If you mean, "Our enemy doesn't play by the rules. It therefore stands to reason that we can't play by the rules, either," that doesn't follow logically at all. It may be a true statement, but it's not axiomatic. Please explain.

mythago said...

Posner has reached that lofty level in the ivory tower where he can propose, and support, ridiculous interpretations because (he believes) they won't ever affect him. Civil liberties are merely an amusing subject for speculation.

As I recall, Rosen's article also noted that the video-camera monitoring rooms were plastered with photos of attractive women, taken with the surveillance cameras. Many were what we would refer to as "downblouse" pictures.

Anonymous said...

Can I make a suggestion for the community here? Let's all just ignore revenant from now on. It's not possible to reason with him.

Anonymous said...

Having lived in England, I'm amused by the "invasion of privacy" so outraging some commentors here: the idea that policemen operating surveillance cameras routinely spy upon couples having sex in parked cars. The couple involved would necessarily be in a public space, probably committing indecent exposure. In a very technical sense, this is what should happen: the police are watching a crime.
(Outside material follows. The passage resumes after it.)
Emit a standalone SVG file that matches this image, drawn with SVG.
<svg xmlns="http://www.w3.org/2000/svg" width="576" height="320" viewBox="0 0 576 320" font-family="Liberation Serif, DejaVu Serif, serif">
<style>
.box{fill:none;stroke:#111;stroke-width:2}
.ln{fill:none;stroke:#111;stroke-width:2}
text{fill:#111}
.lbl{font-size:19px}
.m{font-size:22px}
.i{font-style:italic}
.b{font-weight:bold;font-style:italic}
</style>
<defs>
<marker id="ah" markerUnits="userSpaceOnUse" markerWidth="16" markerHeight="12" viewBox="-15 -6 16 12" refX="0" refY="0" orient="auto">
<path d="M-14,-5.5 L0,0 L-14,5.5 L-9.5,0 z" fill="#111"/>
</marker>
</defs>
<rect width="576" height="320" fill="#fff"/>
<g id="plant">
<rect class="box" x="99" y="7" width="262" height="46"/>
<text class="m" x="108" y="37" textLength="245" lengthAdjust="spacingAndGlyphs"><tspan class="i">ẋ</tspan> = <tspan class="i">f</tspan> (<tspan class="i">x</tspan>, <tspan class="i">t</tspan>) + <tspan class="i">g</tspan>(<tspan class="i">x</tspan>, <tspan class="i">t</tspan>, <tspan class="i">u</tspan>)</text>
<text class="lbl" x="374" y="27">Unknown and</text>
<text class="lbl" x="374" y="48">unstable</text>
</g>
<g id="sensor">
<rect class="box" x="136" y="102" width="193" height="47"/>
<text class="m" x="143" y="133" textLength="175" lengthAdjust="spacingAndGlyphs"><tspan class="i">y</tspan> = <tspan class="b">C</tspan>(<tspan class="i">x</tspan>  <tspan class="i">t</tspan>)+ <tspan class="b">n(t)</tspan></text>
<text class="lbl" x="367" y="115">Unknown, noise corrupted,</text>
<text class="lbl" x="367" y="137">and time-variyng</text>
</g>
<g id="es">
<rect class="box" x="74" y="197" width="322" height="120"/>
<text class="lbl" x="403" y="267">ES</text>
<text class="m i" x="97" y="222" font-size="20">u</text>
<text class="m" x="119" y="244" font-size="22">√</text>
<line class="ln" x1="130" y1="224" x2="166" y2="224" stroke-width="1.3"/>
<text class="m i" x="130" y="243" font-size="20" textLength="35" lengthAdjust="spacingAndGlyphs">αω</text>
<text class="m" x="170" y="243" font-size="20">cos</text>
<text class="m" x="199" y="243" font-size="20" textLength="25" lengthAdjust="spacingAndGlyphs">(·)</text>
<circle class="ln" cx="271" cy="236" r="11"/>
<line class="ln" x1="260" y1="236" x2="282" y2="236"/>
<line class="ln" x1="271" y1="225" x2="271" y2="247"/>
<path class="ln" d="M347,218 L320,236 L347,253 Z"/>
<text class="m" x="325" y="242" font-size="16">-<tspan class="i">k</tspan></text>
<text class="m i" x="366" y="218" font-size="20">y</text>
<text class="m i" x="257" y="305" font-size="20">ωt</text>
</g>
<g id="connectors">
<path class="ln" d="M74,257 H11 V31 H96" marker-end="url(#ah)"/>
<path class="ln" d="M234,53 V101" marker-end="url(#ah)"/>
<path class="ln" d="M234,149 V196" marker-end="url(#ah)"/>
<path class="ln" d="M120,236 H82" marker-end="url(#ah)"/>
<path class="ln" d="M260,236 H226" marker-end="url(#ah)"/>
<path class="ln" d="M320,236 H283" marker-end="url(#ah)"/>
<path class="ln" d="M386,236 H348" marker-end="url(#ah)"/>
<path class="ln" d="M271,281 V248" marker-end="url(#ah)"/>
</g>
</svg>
Now, the last is tongue-in-cheek, but why should the policemen involved be any more ashamed of watching two people misbehave in public than I should feel guilty for walking by?

(I lived on a sort of mini "lover's lane" one year, and it wasn't uncommon for me to walk past some steamy windows on the way back from a late movie. While I didn't stare into the windows--that would have been a bit creepy--I rather felt that the rhythmic squeaking of shocks was a nuisance to me, not that my presence was a violation of their privacy.)